=== JOB ===
Nothing after the line with "ticks = [1700, 1600, 1500, 1400]" belongs in the copy; extract the lines below from the top through that line, pictures left out.

___ DATASET EXTRACT

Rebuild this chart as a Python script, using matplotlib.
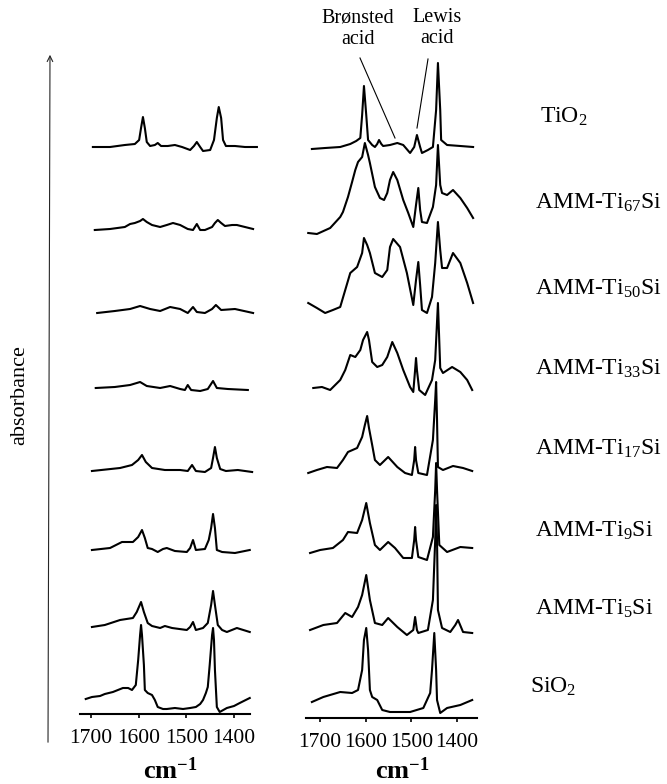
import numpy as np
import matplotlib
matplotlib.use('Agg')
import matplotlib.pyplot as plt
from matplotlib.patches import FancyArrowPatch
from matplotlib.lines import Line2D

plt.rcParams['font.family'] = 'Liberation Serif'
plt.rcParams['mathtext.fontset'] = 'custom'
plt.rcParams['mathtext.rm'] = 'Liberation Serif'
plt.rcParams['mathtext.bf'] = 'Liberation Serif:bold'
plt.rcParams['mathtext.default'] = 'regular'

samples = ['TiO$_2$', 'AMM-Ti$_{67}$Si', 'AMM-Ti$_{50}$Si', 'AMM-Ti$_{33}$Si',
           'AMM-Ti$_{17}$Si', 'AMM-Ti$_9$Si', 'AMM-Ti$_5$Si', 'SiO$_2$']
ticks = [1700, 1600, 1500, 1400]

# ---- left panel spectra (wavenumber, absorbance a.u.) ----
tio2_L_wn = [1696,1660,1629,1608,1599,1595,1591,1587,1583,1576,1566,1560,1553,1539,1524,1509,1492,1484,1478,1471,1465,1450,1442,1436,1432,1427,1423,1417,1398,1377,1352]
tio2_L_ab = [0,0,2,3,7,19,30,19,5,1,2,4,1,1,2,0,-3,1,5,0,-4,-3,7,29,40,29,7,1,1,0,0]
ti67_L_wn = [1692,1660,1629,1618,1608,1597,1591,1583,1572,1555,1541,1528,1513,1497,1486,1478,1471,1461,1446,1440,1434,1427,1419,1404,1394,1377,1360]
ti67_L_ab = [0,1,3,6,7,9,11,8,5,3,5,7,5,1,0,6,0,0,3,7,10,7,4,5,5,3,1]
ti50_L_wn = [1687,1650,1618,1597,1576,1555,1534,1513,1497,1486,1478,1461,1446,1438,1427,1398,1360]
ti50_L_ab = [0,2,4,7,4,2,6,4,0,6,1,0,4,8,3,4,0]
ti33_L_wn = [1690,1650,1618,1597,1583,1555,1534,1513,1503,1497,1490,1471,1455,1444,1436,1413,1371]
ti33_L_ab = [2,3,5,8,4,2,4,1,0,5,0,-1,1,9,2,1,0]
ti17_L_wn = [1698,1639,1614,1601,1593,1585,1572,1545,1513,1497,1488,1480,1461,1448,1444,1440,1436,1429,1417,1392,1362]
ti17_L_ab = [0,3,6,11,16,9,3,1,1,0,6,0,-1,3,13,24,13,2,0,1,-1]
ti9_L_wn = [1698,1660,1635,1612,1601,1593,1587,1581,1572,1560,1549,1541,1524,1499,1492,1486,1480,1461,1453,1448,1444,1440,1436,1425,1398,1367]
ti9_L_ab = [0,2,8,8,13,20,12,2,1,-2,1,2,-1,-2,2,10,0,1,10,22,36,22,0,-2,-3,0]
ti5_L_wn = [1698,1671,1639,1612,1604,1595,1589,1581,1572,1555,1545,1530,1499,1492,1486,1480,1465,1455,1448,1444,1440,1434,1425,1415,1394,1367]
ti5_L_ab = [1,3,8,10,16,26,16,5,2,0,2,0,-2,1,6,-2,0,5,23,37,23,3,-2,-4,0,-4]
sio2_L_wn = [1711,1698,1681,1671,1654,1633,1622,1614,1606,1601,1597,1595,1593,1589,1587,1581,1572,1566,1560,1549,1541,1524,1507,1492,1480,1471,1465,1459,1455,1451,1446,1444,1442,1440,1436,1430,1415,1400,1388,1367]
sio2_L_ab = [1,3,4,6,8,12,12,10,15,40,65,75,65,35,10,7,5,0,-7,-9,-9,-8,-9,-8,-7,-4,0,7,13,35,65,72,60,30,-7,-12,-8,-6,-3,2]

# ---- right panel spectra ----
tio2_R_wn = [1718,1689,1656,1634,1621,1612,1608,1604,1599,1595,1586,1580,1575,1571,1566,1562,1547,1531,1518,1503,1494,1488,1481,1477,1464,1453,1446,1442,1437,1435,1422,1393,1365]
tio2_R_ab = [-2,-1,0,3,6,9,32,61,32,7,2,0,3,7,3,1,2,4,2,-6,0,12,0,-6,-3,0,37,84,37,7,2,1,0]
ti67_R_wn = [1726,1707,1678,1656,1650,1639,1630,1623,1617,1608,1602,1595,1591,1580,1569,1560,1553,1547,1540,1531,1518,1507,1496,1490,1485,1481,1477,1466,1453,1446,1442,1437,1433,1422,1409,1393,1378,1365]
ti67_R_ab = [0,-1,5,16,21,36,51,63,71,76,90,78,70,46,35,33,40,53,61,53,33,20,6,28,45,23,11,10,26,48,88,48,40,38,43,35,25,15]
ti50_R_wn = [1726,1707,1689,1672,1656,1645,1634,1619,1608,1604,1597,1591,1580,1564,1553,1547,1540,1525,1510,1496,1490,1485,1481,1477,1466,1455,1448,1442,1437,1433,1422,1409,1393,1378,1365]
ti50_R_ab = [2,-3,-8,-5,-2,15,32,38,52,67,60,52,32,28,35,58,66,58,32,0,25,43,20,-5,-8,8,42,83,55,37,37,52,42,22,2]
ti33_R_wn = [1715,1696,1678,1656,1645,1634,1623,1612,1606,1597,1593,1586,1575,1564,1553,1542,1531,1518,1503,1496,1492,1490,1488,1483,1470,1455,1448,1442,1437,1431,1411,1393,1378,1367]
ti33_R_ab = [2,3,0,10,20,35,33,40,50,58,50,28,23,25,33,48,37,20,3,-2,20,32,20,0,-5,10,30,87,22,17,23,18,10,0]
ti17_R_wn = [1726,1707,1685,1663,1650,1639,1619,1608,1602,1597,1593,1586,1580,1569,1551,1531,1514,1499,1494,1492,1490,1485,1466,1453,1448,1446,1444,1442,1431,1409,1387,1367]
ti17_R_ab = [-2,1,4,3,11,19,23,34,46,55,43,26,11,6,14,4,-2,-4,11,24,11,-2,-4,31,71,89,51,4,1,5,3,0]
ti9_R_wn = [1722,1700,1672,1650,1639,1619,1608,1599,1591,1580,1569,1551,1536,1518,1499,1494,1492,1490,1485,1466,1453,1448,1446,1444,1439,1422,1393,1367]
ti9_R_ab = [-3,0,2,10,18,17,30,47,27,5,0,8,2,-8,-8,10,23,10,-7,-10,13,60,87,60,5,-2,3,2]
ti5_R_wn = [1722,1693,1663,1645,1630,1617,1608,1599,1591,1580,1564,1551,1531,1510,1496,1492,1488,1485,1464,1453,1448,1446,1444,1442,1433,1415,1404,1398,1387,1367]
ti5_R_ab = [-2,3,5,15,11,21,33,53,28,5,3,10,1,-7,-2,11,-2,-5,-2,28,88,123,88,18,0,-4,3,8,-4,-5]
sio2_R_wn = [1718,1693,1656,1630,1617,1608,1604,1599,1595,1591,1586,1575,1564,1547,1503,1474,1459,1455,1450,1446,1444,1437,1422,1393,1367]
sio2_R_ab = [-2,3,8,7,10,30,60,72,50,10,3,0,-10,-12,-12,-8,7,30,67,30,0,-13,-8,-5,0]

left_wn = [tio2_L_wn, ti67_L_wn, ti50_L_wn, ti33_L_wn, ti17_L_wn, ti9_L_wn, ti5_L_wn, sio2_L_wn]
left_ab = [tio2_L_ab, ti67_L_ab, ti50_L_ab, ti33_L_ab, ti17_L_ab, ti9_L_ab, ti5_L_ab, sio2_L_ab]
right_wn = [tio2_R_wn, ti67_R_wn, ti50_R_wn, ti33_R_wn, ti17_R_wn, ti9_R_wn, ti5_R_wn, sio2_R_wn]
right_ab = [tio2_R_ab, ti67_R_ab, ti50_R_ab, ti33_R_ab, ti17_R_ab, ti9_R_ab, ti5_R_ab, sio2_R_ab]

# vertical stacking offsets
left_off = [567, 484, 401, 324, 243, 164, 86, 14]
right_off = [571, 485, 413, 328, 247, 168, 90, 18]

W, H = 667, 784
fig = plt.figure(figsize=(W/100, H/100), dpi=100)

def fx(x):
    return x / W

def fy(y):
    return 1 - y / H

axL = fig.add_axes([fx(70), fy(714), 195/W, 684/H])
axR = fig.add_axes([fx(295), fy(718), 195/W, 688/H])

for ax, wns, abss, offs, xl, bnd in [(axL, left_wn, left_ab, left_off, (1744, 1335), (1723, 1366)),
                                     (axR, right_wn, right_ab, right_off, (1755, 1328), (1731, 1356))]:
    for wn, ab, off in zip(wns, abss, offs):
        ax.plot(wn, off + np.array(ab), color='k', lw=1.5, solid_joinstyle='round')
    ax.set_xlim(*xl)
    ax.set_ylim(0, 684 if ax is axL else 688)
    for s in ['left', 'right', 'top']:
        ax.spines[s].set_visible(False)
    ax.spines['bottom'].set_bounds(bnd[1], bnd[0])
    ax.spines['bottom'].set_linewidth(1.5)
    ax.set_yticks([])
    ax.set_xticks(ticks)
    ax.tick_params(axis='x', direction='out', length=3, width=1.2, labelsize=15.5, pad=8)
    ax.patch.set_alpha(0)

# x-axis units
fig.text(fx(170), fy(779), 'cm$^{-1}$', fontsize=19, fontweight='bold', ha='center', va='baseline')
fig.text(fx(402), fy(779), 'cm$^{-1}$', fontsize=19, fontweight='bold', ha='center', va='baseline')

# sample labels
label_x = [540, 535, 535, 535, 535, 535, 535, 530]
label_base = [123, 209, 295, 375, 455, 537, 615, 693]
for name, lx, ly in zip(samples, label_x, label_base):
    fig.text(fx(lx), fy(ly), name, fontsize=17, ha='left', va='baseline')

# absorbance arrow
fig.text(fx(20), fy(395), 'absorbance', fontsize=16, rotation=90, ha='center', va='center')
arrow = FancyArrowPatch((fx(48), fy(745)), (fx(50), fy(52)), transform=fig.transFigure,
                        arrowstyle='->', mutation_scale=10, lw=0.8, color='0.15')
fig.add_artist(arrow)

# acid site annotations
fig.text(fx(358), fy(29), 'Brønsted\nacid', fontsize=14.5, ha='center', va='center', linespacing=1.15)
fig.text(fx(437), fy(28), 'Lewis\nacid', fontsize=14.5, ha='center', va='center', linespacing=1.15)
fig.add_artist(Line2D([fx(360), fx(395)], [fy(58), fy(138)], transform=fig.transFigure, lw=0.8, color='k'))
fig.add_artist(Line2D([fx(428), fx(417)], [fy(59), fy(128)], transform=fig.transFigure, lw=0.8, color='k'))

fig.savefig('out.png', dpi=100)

______

=== SOLUTION TO THE PROBLEM ===
Rebuild this chart as a Python script, using matplotlib.
import numpy as np
import matplotlib
matplotlib.use('Agg')
import matplotlib.pyplot as plt
from matplotlib.patches import FancyArrowPatch
from matplotlib.lines import Line2D

plt.rcParams['font.family'] = 'Liberation Serif'
plt.rcParams['mathtext.fontset'] = 'custom'
plt.rcParams['mathtext.rm'] = 'Liberation Serif'
plt.rcParams['mathtext.bf'] = 'Liberation Serif:bold'
plt.rcParams['mathtext.default'] = 'regular'

samples = ['TiO$_2$', 'AMM-Ti$_{67}$Si', 'AMM-Ti$_{50}$Si', 'AMM-Ti$_{33}$Si',
           'AMM-Ti$_{17}$Si', 'AMM-Ti$_9$Si', 'AMM-Ti$_5$Si', 'SiO$_2$']
ticks = [1700, 1600, 1500, 1400]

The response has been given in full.